Gervais, who stars in the new Netflix comedy “Special Correspondents,” opened up about the film and bigger issues with MovieFone.com.
The comic engaged in the standard movie marketing banter. The new film, which debuted April 29 exclusively on Netflix, finds Gervais and Eric Bana playing journalists whose fake newscast get them into serious trouble. The star praised the streaming service for giving his colleagues the kind of creative control not always possible with studio fare.
He then spoke with passion about … the right to speak out in 2016. Suffice to say he won’t shut up anytime soon.

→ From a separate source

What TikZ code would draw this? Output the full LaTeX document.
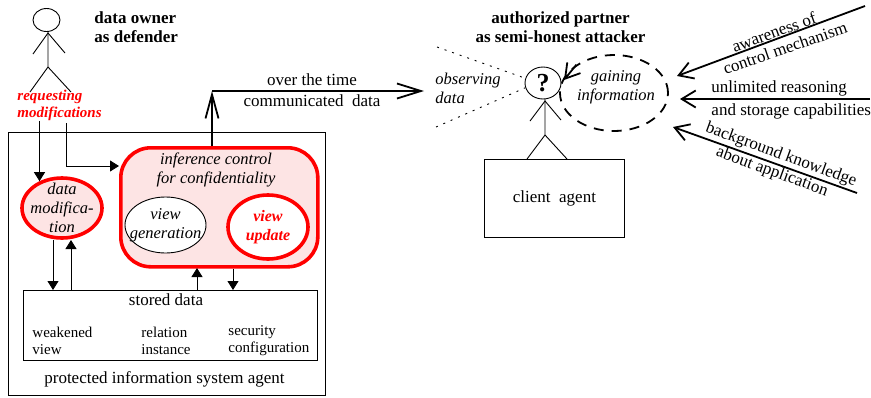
\documentclass[tikz,border=0pt]{standalone}
\usepackage{fontspec}
\setmainfont{Liberation Serif}
\usetikzlibrary{arrows.meta,shapes.geometric}
\definecolor{boxpink}{RGB}{253,228,228}
\tikzset{
  body/.style={font=\fontsize{17}{19}\selectfont,align=center,inner sep=0pt},
  emph/.style={body,font=\fontsize{16.5}{19}\selectfont\itshape},
  redemph/.style={body,text=red,font=\fontsize{15}{17}\selectfont\itshape\bfseries},
  heading/.style={body,font=\fontsize{17}{19}\selectfont\bfseries},
  small/.style={body,align=left,font=\fontsize{15}{17}\selectfont},
  redline/.style={draw=red,line width=3.6pt},
  solid tip/.style={-{Triangle[length=9pt,width=11pt]}},
  open tip/.style={line width=1.8pt,-{Straight Barb[length=14pt,width=17pt,line width=1.8pt]}},
  narrow tip/.style={line width=1.8pt,-{Straight Barb[length=24pt,width=13pt,line width=1.8pt]}}
}
\begin{document}
\begin{tikzpicture}[x=1pt,y=-1pt,line width=0.9pt]
    \useasboundingbox (0,0) rectangle (871,397);
    % owner
    \node[draw,ellipse,minimum width=27pt,minimum height=23pt,inner sep=0pt] (ownerhead) at (46.5,20) {};
    \draw (48,32) -- (48,67) -- (30,92);
    \draw (48,67) -- (71,92);
    \draw (33,54) -- (48,33) -- (65,53);
    \node[heading,anchor=west,align=left] (ownertitle) at (94,27.5) {data owner\\as defender};
    \node[redemph,anchor=west,align=left] (request) at (17,105) {requesting\\modifications};

    % information system
    \node[draw,minimum width=317pt,minimum height=263pt,anchor=north west,inner sep=0pt] (system) at (8,132) {};
    \node[body] (systemlabel) at (164.5,379) {protected information system agent};
    \node[redline,fill=boxpink,rounded corners=30pt,minimum width=197pt,minimum height=119pt,anchor=north west,inner sep=0pt] (control) at (119,146) {};
    \node[emph] (controllabel) at (216,169.5) {inference control\\for confidentiality};
    \node[redline,fill=boxpink,ellipse,minimum width=80pt,minimum height=60pt,inner sep=0pt] (modify) at (62,208) {};
    \node[emph] (modifylabel) at (modify) {data\\modifica-\\tion};
    \node[draw,fill=white,ellipse,minimum width=81pt,minimum height=56pt,inner sep=0pt] (generate) at (165.5,225) {};
    \node[emph] (generatelabel) at (generate) {view\\generation};
    \node[redline,fill=white,ellipse,minimum width=80pt,minimum height=64pt,inner sep=0pt] (update) at (268,227) {};
    \node[redemph,font=\fontsize{16}{19}\selectfont\itshape\bfseries] (updatelabel) at (update) {view\\update};

    % stored data
    \node[draw,minimum width=294pt,minimum height=70pt,anchor=north west,inner sep=0pt] (store) at (23,290) {};
    \node[body] (storelabel) at (166,300) {stored data};
    \foreach \n/\x/\a/\b in {weak/32/weakened/view, rel/141/relation/instance, sec/228/security/configuration}
    \node[small,anchor=west] (\n) at (\x,340.5) {\a\\\b};

    % arrows inside
    \draw[solid tip] (modify.130 |- request.south) -- (modify.130);
    \coordinate (reqturn) at (66,123);
    \draw[solid tip] (reqturn) |- (119,166);
    \draw[solid tip] (53,0 |- modify.south) -- (53,0 |- store.north);
    \draw[solid tip] (71,0 |- store.north) -- (71,240);
    \draw[solid tip] (197,0 |- store.north) -- (197,268);
    \draw[solid tip] (233,0 |- control.south) -- (233,0 |- store.north);

    % communication
    \coordinate (bend) at (212,91);
    \coordinate (obstip) at (424,91);
    \draw[narrow tip] (bend |- control.north) -- (bend);
    \draw[line width=1.8pt,-{Straight Barb[length=24pt,width=15pt,line width=1.8pt]}] (bend) -- (obstip);
    \node[body] (overlabel) at (312,80) {over the time};
    \node[body] (commlabel) at (312,101) {communicated\ \ data};

    % partner
    \node[draw,ellipse,minimum width=36pt,minimum height=32pt,inner sep=0pt,font=\fontsize{26}{26}\selectfont\bfseries] (partnerhead) at (543,83) {?};
    \draw (545,99) -- (545,135) -- (527,159);
    \draw (545,135) -- (567,159);
    \draw (530,121) -- (545,101) -- (561,120);
    \node[heading] (partnertitle) at (560.5,27.5) {authorized partner\\as semi-honest attacker};
    \node[draw,minimum width=140pt,minimum height=78pt,anchor=north west,inner sep=0pt] (client) at (484,159) {};
    \node[body] (clientlabel) at (client.center) {client\ \ agent};

    % observing
    \draw[dash pattern=on 2pt off 6pt] (437,47) -- (partnerhead.165);
    \draw[dash pattern=on 2pt off 6pt] (436,127) -- (partnerhead.195);
    \node[emph,anchor=west,align=left] (observe) at (435,88.5) {observing\\data};

    % gaining
    \node[draw,ellipse,line width=1.8pt,dash pattern=on 10pt off 8pt,minimum width=108pt,minimum height=76pt,inner sep=0pt] (gain) at (614,93) {};
    \node[emph] (gainlabel) at (616,87.5) {gaining\\information};
    \coordinate (gaintip) at (564,80);
    \draw[open tip] (gain.143) -- (gaintip);

    % attacker knowledge
    \coordinate (awarefrom) at (865,6);
    \coordinate (reasonfrom) at (870,99);
    \coordinate (backfrom) at (857,193);
    \draw[open tip] (awarefrom) -- (677,76);
    \draw[open tip] (reasonfrom) -- (680,99);
    \draw[open tip] (backfrom) -- (673,127);
    \node[body,rotate=20] (aware) at (774,32) {awareness of};
    \node[body,rotate=19] (mechanism) at (785,48) {control mechanism};
    \node[body,anchor=west] (reason) at (711,88) {unlimited reasoning};
    \node[body,anchor=west] (storage) at (711,111.5) {and storage capabilities};
    \node[body,rotate=-20] (backg) at (781,155) {background knowledge};
    \node[body,rotate=-20] (about) at (772,172) {about application};
\end{tikzpicture}
\end{document}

First, he addressed any concerns about mocking celebrities to their faces in a crowd. He did just that repeatedly as host of the Golden Globes. And it’s likely why he’ll never be chosen to host the Academy Awards.
I could see people looking up thinking “You cannot laugh about that, because I might need the job of that director or producer.” F****ing hell. Say what you want. But we have freedom of speech. It’s the greatest privilege in the world. F***ing hell. Chill out, everyone. It’s all right. They’re jokes.
Gervais is regularly taken to task for the things he says on stage. Remember how he joked about Mel Gibson’s drinking during one Golden Globes telecast? Not all his jokes hit home. Some are crude for the sake of being crude. Others hit targets harder than they deserve.
That’s all right, and probably just fine with him. He just wants to keep telling them. So he used the Moviefone.com interview to savage those who can’t even process a joke properly. He should know.
That’s what most offense is, is people mistaking the target of the joke with a subject of a joke. It’s these sacred cows; there are no sacred cows. Maybe freedom of speech is the only sacred cow. So f***ing use it.
Gervais is no conservative, and you’d be hard-pressed to find someone who embraces atheism with more fervor. He’s still not ready to give in to the social justice warriors. That gives him common ground with other leftist comics, from John Cleese to Tina Fey.
They, too, understand the stakes in play. Stop Gervais from telling insensitive jokes, and what’s next? Who is safe, really, from the social media mobs with their cyber-pitch forks?